Impact of the First World War
- The First World War was a conflict that drastically changed the world and Britain, with major impacts felt socially, politically, and economically.
- The war gave rise to a coalition government led by David Lloyd George.
- The war led to the passing of the Representation of the People Act 1918, which dramatically widened suffrage by granting votes to all men over the age of 21 and propertied women over the age of 30.
- The war saw the creation and use of the Ministry of Munitions, a government department dedicated to ensuring that the British Army was sufficiently supplied with weapons and ammunition.
- The war orchestrated limitation of individual freedom, with the introduction of measures such as DORA (Defence of the Realm Act 1914), which gave the government wide-ranging powers to control many aspects of daily life.

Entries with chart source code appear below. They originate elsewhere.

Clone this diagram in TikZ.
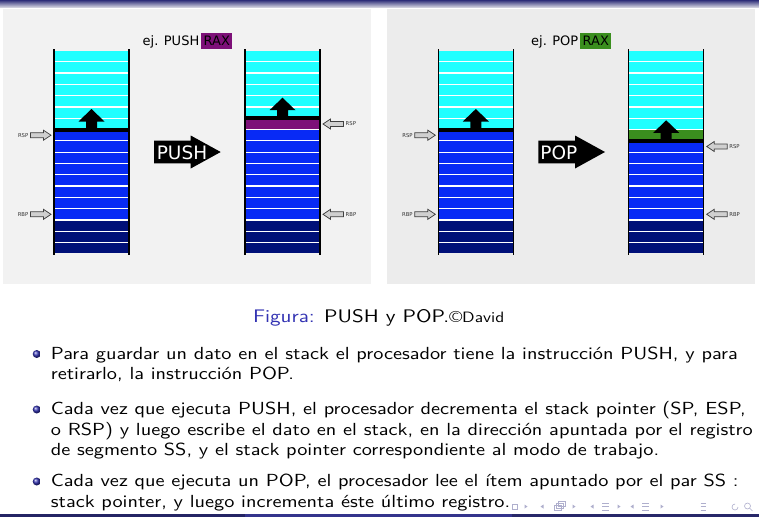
\documentclass[tikz,border=0pt]{standalone}
\usepackage{fontspec}
\newfontfamily\figfont{DejaVu Sans}
\newfontfamily\bodyfont[FakeStretch=1.16]{lmsans10-regular.otf}
\definecolor{cyancell}{RGB}{32,255,255}
\definecolor{bluecell}{RGB}{8,42,245}
\definecolor{navycell}{RGB}{0,16,120}
\definecolor{pushcol}{RGB}{125,16,120}
\definecolor{popcol}{RGB}{58,142,30}
\definecolor{panelA}{RGB}{242,242,242}
\definecolor{panelB}{RGB}{236,236,236}
\definecolor{structure}{RGB}{51,51,179}
\definecolor{navgray}{RGB}{175,175,205}
\definecolor{ptrfill}{RGB}{208,208,208}
\definecolor{barA}{RGB}{36,36,100}
\definecolor{barB}{RGB}{52,52,140}
\definecolor{barC}{RGB}{40,40,105}
\definecolor{topdark}{RGB}{45,45,120}
\definecolor{toplight}{RGB}{218,218,228}

\tikzset{
  sepline/.style={white, line width=1.2pt},
  stackwall/.style={black, line width=1.3pt},
  ptr/.style={fill=ptrfill, draw={black!75}, line width=0.75pt, line join=miter},
  ptrlabel/.style={font=\figfont\fontsize{5.3}{6}\selectfont, inner sep=0pt, text=black!80},
  bigtext/.style={font=\figfont\fontsize{18.5}{20}\selectfont, text=white, inner sep=0pt},
  titletext/.style={font=\figfont\fontsize{13}{15}\selectfont, inner sep=0pt, anchor=base east},
  regbox/.style={font=\figfont\fontsize{13}{15}\selectfont, inner xsep=2.4pt, inner ysep=0pt,
     text height=12.4pt, text depth=3pt, anchor=base west},
  bodyline/.style={font=\bodyfont\fontsize{17.5}{20.5}\selectfont, inner sep=0pt, anchor=base west},
  navsym/.style={navgray, line width=0.6pt},
}

% #1 left x, #2 index of black line, #3 special cell (-1 none), #4 special colour
\newcommand\mystack[4]{%
  \fill[cyancell] (#1,51) rectangle ({#1+75},129.5);
  \fill[bluecell] (#1,129.5) rectangle ({#1+75},219.9);
  \fill[navycell] (#1,219.9) rectangle ({#1+75},253);
  \ifnum#3>-1 \fill[#4] (#1,{50.4+11.3*#3}) rectangle ({#1+75},{50.4+11.3*(#3+1)});\fi
  \foreach \k in {1,...,17} \draw[sepline] (#1,{50.4+11.3*\k}) -- ({#1+75},{50.4+11.3*\k});
  \draw[black, line width=4pt] (#1,{50.4+11.3*#2}) -- ({#1+75},{50.4+11.3*#2});
  \draw[stackwall] (#1,49) -- (#1,255) ({#1+75},49) -- ({#1+75},255);
  \fill[black, shift={({#1+37.5},{50.4+11.3*#2})}] (-5.5,0) -- (-5.5,-8) -- (-13,-8) -- (0,-20.5)
     -- (13,-8) -- (5.5,-8) -- (5.5,0) -- cycle;
}
% pointer pointing right: tip x, y, label, name
\newcommand\ptrR[4]{%
  \draw[ptr] (#1,#2) -- ++(-7.5,-5) -- ++(0,2.5) -- ++(-13,0) -- ++(0,5) -- ++(13,0) -- ++(0,2.5) -- cycle;
  \node[ptrlabel, anchor=east] (#4) at ({#1-22.5},#2) {#3};
}
% pointer pointing left: tip x, y, label, name
\newcommand\ptrL[4]{%
  \draw[ptr] (#1,#2) -- ++(7.5,-5) -- ++(0,2.5) -- ++(13,0) -- ++(0,5) -- ++(-13,0) -- ++(0,2.5) -- cycle;
  \node[ptrlabel, anchor=west] (#4) at ({#1+22.5},#2) {#3};
}
% big arrow: left x, centre y
\newcommand\bigarrow[2]{%
  \fill[black] (#1,{#2-11.3}) -- ++(36.7,0) -- ++(0,-5.2) -- ({#1+66.7},#2) -- ({#1+36.7},{#2+16.5})
     -- ++(0,-5.2) -- (#1,{#2+11.3}) -- cycle;
}

\begin{document}
\begin{tikzpicture}[x=1pt,y=-1pt]
\useasboundingbox (0,0) rectangle (759,517);
\fill[white] (0,0) rectangle (759,517);
% top and bottom bars
\shade[top color=topdark, bottom color=toplight] (0,0) rectangle (759,7.5);
\fill[barA] (0,514) rectangle (245,517);
\fill[barB] (245,514) rectangle (512,517);
\fill[barC] (512,514) rectangle (759,517);

% panels
\fill[panelA] (3,9) rectangle (371,284);
\fill[panelB] (387,9) rectangle (755,284);

% PUSH panel
\node[titletext] (t1) at (199.5,45.7) {ej. PUSH};
\node[regbox, fill=pushcol] (r1) at (201,45.7) {RAX};
\mystack{54}{7}{-1}{none}
\mystack{245}{6}{6}{pushcol}
\ptrR{51}{135.2}{RSP}{rsp1}
\ptrR{51}{214.3}{RBP}{rbp1}
\ptrL{323}{124.0}{RSP}{rsp2}
\ptrL{323}{214.3}{RBP}{rbp2}
\bigarrow{154}{152}
\node[bigtext] (push) at (182,152.5) {PUSH};

% POP panel
\node[titletext] (t2) at (578.5,45.7) {ej. POP};
\node[regbox, fill=popcol] (r2) at (580,45.7) {RAX};
\mystack{438.3}{7}{-1}{none}
\mystack{628.7}{8}{7}{popcol}
\ptrR{435.3}{135.2}{RSP}{rsp3}
\ptrR{435.3}{214.3}{RBP}{rbp3}
\ptrL{706.7}{146.5}{RSP}{rsp4}
\ptrL{706.7}{214.3}{RBP}{rbp4}
\bigarrow{538.3}{152}
\node[bigtext] (pop) at (558.8,152.5) {POP};

% caption
\node[font=\bodyfont\fontsize{18.2}{20.5}\selectfont, inner sep=0pt, anchor=base] (cap) at (378.7,322)
  {{\color{structure}Figura:} PUSH y POP.{\fontsize{16}{18}\selectfont ©}{\fontsize{15}{16}\selectfont David}};

% bullets
\foreach \yy in {359,414.5,486.5} \shade[ball color=structure] (36.7,{\yy-5}) circle (4);
\node[bodyline] (l1) at (50.7,359) {Para guardar un dato en el stack el procesador tiene la instrucción PUSH, y para};
\node[bodyline] (l2) at (50.7,379.5) {retirarlo, la instrucción POP.};
\node[bodyline] (l3) at (50.7,414.5) {Cada vez que ejecuta PUSH, el procesador decrementa el stack pointer (SP, ESP,};
\node[bodyline] (l4) at (50.7,435) {o RSP) y luego escribe el dato en el stack, en la dirección apuntada por el registro};
\node[bodyline] (l5) at (50.7,455.5) {de segmento SS, y el stack pointer correspondiente al modo de trabajo.};
\node[bodyline] (l6) at (50.7,486.5) {Cada vez que ejecuta un POP, el procesador lee el ítem apuntado por el par SS :};
\node[bodyline] (l7) at (50.7,507) {stack pointer, y luego incrementa éste último registro.};

% navigation symbols
\begin{scope}[navsym]
  \draw (512.3,504) rectangle (517.3,509);
  \fill (524.5,504.5) -- (527.5,506.5) -- (524.5,508.5) -- cycle;
  \fill (543.5,504.5) -- (540.5,506.5) -- (543.5,508.5) -- cycle;
  \draw (554,505) rectangle (561,510) (556,503) rectangle (563,508) (558,501.5) rectangle (565,506);
  \fill (572.5,504.5) -- (575.5,506.5) -- (572.5,508.5) -- cycle;
  \fill (593.5,504.5) -- (590.5,506.5) -- (593.5,508.5) -- cycle;
  \draw (602,503) -- (609,503) (602,506.5) -- (609,506.5) (602,510) -- (609,510);
  \fill (617.5,504.5) -- (620.5,506.5) -- (617.5,508.5) -- cycle;
  \fill (633.5,504.5) -- (630.5,506.5) -- (633.5,508.5) -- cycle;
  \draw (642,503) -- (649,503) (642,506.5) -- (649,506.5) (642,510) -- (649,510);
  \fill (660.5,504.5) -- (663.5,506.5) -- (660.5,508.5) -- cycle;
  \draw (700.7,503) -- (705.7,503) (700.7,506.5) -- (705.7,506.5) (700.7,510) -- (705.7,510);
  \draw (738,507) arc (0:270:3) ;
  \draw (747.5,506) circle (3) (749.6,508.1) -- (752.5,511);
\end{scope}
\end{tikzpicture}
\end{document}
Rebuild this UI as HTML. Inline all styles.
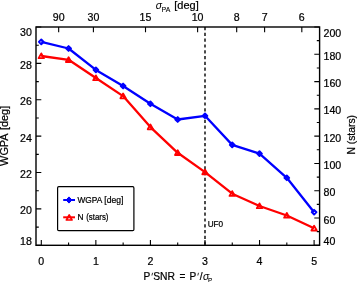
<!DOCTYPE html><html><head><meta charset="utf-8"><style>html,body{margin:0;padding:0;background:#fff;}body{width:357px;height:284px;overflow:hidden;font-family:"Liberation Sans",sans-serif;}</style></head><body><svg width="357" height="284" viewBox="0 0 357 284" style="display:block;will-change:transform;font-family:'Liberation Sans',sans-serif;">
<rect width="357" height="284" fill="#fff"/><style>text{stroke:#000;stroke-width:0.22px;}</style>
<line x1="205" y1="27.0" x2="205" y2="245.3" stroke="#000" stroke-width="1.4" stroke-dasharray="3.2 2.6"/>
<path d="M41.30 245.3V240.0M95.86 245.3V240.0M150.42 245.3V240.0M204.98 245.3V240.0M259.54 245.3V240.0M314.10 245.3V240.0M68.58 245.3V242.5M123.14 245.3V242.5M177.70 245.3V242.5M232.26 245.3V242.5M286.82 245.3V242.5M58.67 27.0V32.3M93.40 27.0V32.3M145.51 27.0V32.3M197.61 27.0V32.3M236.69 27.0V32.3M264.61 27.0V32.3M301.82 27.0V32.3M36.0 245.30H41.3M36.0 227.11H38.8M36.0 208.92H41.3M36.0 190.72H38.8M36.0 172.53H41.3M36.0 154.34H38.8M36.0 136.15H41.3M36.0 117.96H38.8M36.0 99.77H41.3M36.0 81.58H38.8M36.0 63.38H41.3M36.0 45.19H38.8M36.0 27.00H41.3M319.6 245.30H314.3M319.6 231.66H316.8M319.6 218.01H314.3M319.6 204.37H316.8M319.6 190.73H314.3M319.6 177.08H316.8M319.6 163.44H314.3M319.6 149.79H316.8M319.6 136.15H314.3M319.6 122.51H316.8M319.6 108.86H314.3M319.6 95.22H316.8M319.6 81.58H314.3M319.6 67.93H316.8M319.6 54.29H314.3M319.6 40.64H316.8M319.6 27.00H314.3" stroke="#000" stroke-width="1.1" fill="none"/>
<rect x="36.0" y="27.0" width="283.6" height="218.3" fill="none" stroke="#000" stroke-width="1.4"/>
<polyline points="41.3,56.0 68.6,59.8 95.9,78 123.1,96.1 150.4,127.1 177.7,152.8 205,172.1 232.2,193.7 259.5,206 286.8,215.5 314.1,228.3" fill="none" stroke="#ff0000" stroke-width="2.3" stroke-linejoin="round"/>
<path d="M41.3 53.4L44.0 58.2H38.599999999999994Z" fill="none" stroke="#ff0000" stroke-width="1.8" stroke-linejoin="round"/>
<path d="M68.6 57.199999999999996L71.3 62.0H65.89999999999999Z" fill="none" stroke="#ff0000" stroke-width="1.8" stroke-linejoin="round"/>
<path d="M95.9 75.4L98.60000000000001 80.2H93.2Z" fill="none" stroke="#ff0000" stroke-width="1.8" stroke-linejoin="round"/>
<path d="M123.1 93.5L125.8 98.3H120.39999999999999Z" fill="none" stroke="#ff0000" stroke-width="1.8" stroke-linejoin="round"/>
<path d="M150.4 124.5L153.1 129.29999999999998H147.70000000000002Z" fill="none" stroke="#ff0000" stroke-width="1.8" stroke-linejoin="round"/>
<path d="M177.7 150.20000000000002L180.39999999999998 155.0H175.0Z" fill="none" stroke="#ff0000" stroke-width="1.8" stroke-linejoin="round"/>
<path d="M205 169.5L207.7 174.29999999999998H202.3Z" fill="none" stroke="#ff0000" stroke-width="1.8" stroke-linejoin="round"/>
<path d="M232.2 191.1L234.89999999999998 195.89999999999998H229.5Z" fill="none" stroke="#ff0000" stroke-width="1.8" stroke-linejoin="round"/>
<path d="M259.5 203.4L262.2 208.2H256.8Z" fill="none" stroke="#ff0000" stroke-width="1.8" stroke-linejoin="round"/>
<path d="M286.8 212.9L289.5 217.7H284.1Z" fill="none" stroke="#ff0000" stroke-width="1.8" stroke-linejoin="round"/>
<path d="M314.1 225.70000000000002L316.8 230.5H311.40000000000003Z" fill="none" stroke="#ff0000" stroke-width="1.8" stroke-linejoin="round"/>
<polyline points="41.3,41.9 68.6,48.5 95.9,69.9 123.1,86.0 150.4,103.8 177.7,119.5 205.0,115.8 232.2,144.9 259.5,153.6 286.8,177.8 314.1,212.2" fill="none" stroke="#0000ff" stroke-width="2.3" stroke-linejoin="round"/>
<path d="M41.3 39.5L43.699999999999996 41.9L41.3 44.3L38.9 41.9Z" fill="none" stroke="#0000ff" stroke-width="1.9" stroke-linejoin="round"/>
<path d="M68.6 46.1L71.0 48.5L68.6 50.9L66.19999999999999 48.5Z" fill="none" stroke="#0000ff" stroke-width="1.9" stroke-linejoin="round"/>
<path d="M95.9 67.5L98.30000000000001 69.9L95.9 72.30000000000001L93.5 69.9Z" fill="none" stroke="#0000ff" stroke-width="1.9" stroke-linejoin="round"/>
<path d="M123.1 83.6L125.5 86.0L123.1 88.4L120.69999999999999 86.0Z" fill="none" stroke="#0000ff" stroke-width="1.9" stroke-linejoin="round"/>
<path d="M150.4 101.39999999999999L152.8 103.8L150.4 106.2L148.0 103.8Z" fill="none" stroke="#0000ff" stroke-width="1.9" stroke-linejoin="round"/>
<path d="M177.7 117.1L180.1 119.5L177.7 121.9L175.29999999999998 119.5Z" fill="none" stroke="#0000ff" stroke-width="1.9" stroke-linejoin="round"/>
<path d="M205.0 113.39999999999999L207.4 115.8L205.0 118.2L202.6 115.8Z" fill="none" stroke="#0000ff" stroke-width="1.9" stroke-linejoin="round"/>
<path d="M232.2 142.5L234.6 144.9L232.2 147.3L229.79999999999998 144.9Z" fill="none" stroke="#0000ff" stroke-width="1.9" stroke-linejoin="round"/>
<path d="M259.5 151.2L261.9 153.6L259.5 156.0L257.1 153.6Z" fill="none" stroke="#0000ff" stroke-width="1.9" stroke-linejoin="round"/>
<path d="M286.8 175.4L289.2 177.8L286.8 180.20000000000002L284.40000000000003 177.8Z" fill="none" stroke="#0000ff" stroke-width="1.9" stroke-linejoin="round"/>
<path d="M314.1 209.79999999999998L316.5 212.2L314.1 214.6L311.70000000000005 212.2Z" fill="none" stroke="#0000ff" stroke-width="1.9" stroke-linejoin="round"/>
<text x="41.30" y="264.6" font-size="10.6" text-anchor="middle">0</text>
<text x="95.86" y="264.6" font-size="10.6" text-anchor="middle">1</text>
<text x="150.42" y="264.6" font-size="10.6" text-anchor="middle">2</text>
<text x="204.98" y="264.6" font-size="10.6" text-anchor="middle">3</text>
<text x="259.54" y="264.6" font-size="10.6" text-anchor="middle">4</text>
<text x="314.10" y="264.6" font-size="10.6" text-anchor="middle">5</text>
<text x="58.67" y="21" font-size="10.6" text-anchor="middle">90</text>
<text x="93.40" y="21" font-size="10.6" text-anchor="middle">30</text>
<text x="145.51" y="21" font-size="10.6" text-anchor="middle">15</text>
<text x="197.61" y="21" font-size="10.6" text-anchor="middle">10</text>
<text x="236.69" y="21" font-size="10.6" text-anchor="middle">8</text>
<text x="264.61" y="21" font-size="10.6" text-anchor="middle">7</text>
<text x="301.82" y="21" font-size="10.6" text-anchor="middle">6</text>
<text x="31.8" y="245.00" font-size="10.6" text-anchor="end">18</text>
<text x="31.8" y="214.32" font-size="10.6" text-anchor="end">20</text>
<text x="31.8" y="177.93" font-size="10.6" text-anchor="end">22</text>
<text x="31.8" y="141.55" font-size="10.6" text-anchor="end">24</text>
<text x="31.8" y="105.17" font-size="10.6" text-anchor="end">26</text>
<text x="31.8" y="68.78" font-size="10.6" text-anchor="end">28</text>
<text x="31.8" y="36.00" font-size="10.6" text-anchor="end">30</text>
<text x="323.5" y="245.00" font-size="10.6">40</text>
<text x="323.5" y="223.61" font-size="10.6">60</text>
<text x="323.5" y="196.33" font-size="10.6">80</text>
<text x="323.5" y="169.04" font-size="10.6">100</text>
<text x="323.5" y="141.75" font-size="10.6">120</text>
<text x="323.5" y="114.46" font-size="10.6">140</text>
<text x="323.5" y="87.18" font-size="10.6">160</text>
<text x="323.5" y="59.89" font-size="10.6">180</text>
<text x="323.5" y="36.60" font-size="10.6">200</text>
<text transform="translate(7.7,165.9) rotate(-90)" font-size="10.9">WGPA</text>
<text transform="translate(7.7,105.8) rotate(-90)" font-size="10.9" text-anchor="end">[deg]</text>
<text transform="translate(354.8,154.5) rotate(-90)" font-size="10.3">N (stars)</text>
<g font-size="10.1"><text x="143.4" y="280.3">P</text><text x="153.2" y="280.3" font-size="10.3">SNR</text><text x="179.4" y="280.3">=</text><text x="189.5" y="280.3">P</text><text x="199.7" y="280.3">/</text><text x="203.0" y="280.3" font-style="italic" font-size="10.3" style="stroke-width:0.05px">σ</text><text x="208.0" y="282.3" font-size="6.2" style="stroke-width:0.1px">P</text></g>
<path d="M152.6 272.8L151.9 275.5M198.5 272.8L197.8 275.5" stroke="#000" stroke-width="0.8" fill="none"/>
<g font-size="10.6"><text x="155.8" y="8.8" font-style="italic" font-size="10.3" style="stroke-width:0.05px">σ</text><text x="161.6" y="12.1" font-size="6.9" style="stroke-width:0.1px">PA</text><text x="174.3" y="9" font-size="11">[deg]</text></g>
<text x="207.7" y="227.2" font-size="8.2">UF0</text>
<rect x="57.6" y="186.7" width="76.3" height="44" rx="1.2" fill="#fff" stroke="#000" stroke-width="1.2"/>
<line x1="63.2" y1="200.0" x2="75" y2="200.0" stroke="#0000ff" stroke-width="2"/>
<path d="M69.0 196.9L71.9 200.0L69.0 203.1L66.1 200.0Z" fill="#0000ff" stroke="#0000ff" stroke-width="1" stroke-linejoin="round"/>
<text x="77.5" y="203" font-size="8.3">WGPA</text><text x="104.3" y="203" font-size="8.55">[deg]</text>
<line x1="63.2" y1="217.3" x2="75" y2="217.3" stroke="#ff0000" stroke-width="2"/>
<path d="M69.2 215.0L72.0 220.0H66.4Z" fill="none" stroke="#ff0000" stroke-width="1.7" stroke-linejoin="round"/>
<text x="77.5" y="219.8" font-size="8.3">N</text><text x="86.2" y="219.8" font-size="8.4" textLength="22.3" lengthAdjust="spacingAndGlyphs">(stars)</text>
</svg></body></html>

- The war impacted societal views on women’s role as they took on jobs traditionally done by men, contributing to the eventual extension of the women suffrage after the war.
- The war led to the loss of a significant portion of the population, with young men in particular being affected. This so-called “lost generation” had long-term societal implications.
- There was a clear shift in class attitudes after the war, exacerbated by the shared experiences of the trenches, which blurred class distinctions and altered societal outlooks on class divisions.
- Post-war British society faced a Spanish Flu epidemic which killed more people than the war itself, creating dire social consequences.
- The war led to colossal economic implications, with Britain incurring huge debts due to war spending.
- Price inflation and wage levels were deeply affected, leading to social unrest post-war, which in turn caused numerous strikes across the country.
- Unemployment levels climbed post-war as soldiers returned home to find jobs scarce due to economic recession.
- The war led to significant changes in taxation: direct taxes were increased to unprecedented levels to pay for the cost of war.
- Literature and art after the war reflected the general feeling of disillusionment, known as “war poets” such as Wilfred Owen and Siegfried Sassoon rose to prominence.
- The shared tragedy and hardship of the war period led to a collective national consciousness, with an increased desire for peace.
- Mental health issues, particular ‘shell shock’ or what would now be recognised as PTSD, became a significant issue after the war, changing public understanding and attitudes to mental health.